Here's one more vote with Darlene, Kay, Cile and Cynthia! Retaining my identity and dignity as long as I have enough marbles left to know my name are huge for me. There is so much to be done in the entire area of aging and how to live as an older person. It's hard to know where to begin, but I think the TGB blog encourages discussion of the subject and exploration of ideas. Maybe that's a start. Thank you for TGB, Ronni.

Speaking strictly for myself, I want to have some control over when, where and how my life ends when the time comes. Our healthcare system is geared to providing high tech, all the bells and whistles, treat at any cost care. That's the usual approach even for very old people who are clearly nearing the end, whose quality of life is long gone, and who would never have chosen repeated trips to the ER or ICU. As I wrote to my legislators a few months ago, here's one Granny who has no problem with end of life counseling.

Independence, home care, assisted living, nursing homes.
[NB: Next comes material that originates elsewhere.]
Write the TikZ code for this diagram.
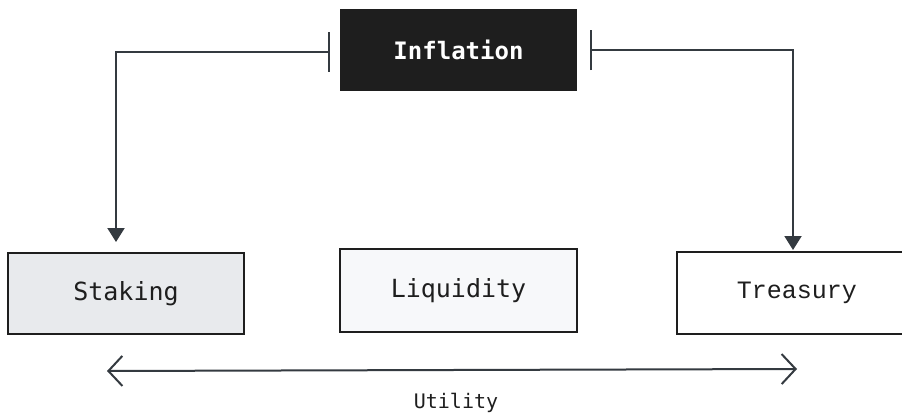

Yet more challenges for those of us who are living the experience of aging.

It’s also important to consider a concept known as “environmental press,” which is conditions in the environment that require a response from the individual.

If you make the environment too passive, the person atrophies from lack of stimulation; and if you have an environment with too much demand they suffer as well.

The goal is to find the right balance for each situation for a healthy person-environment fit.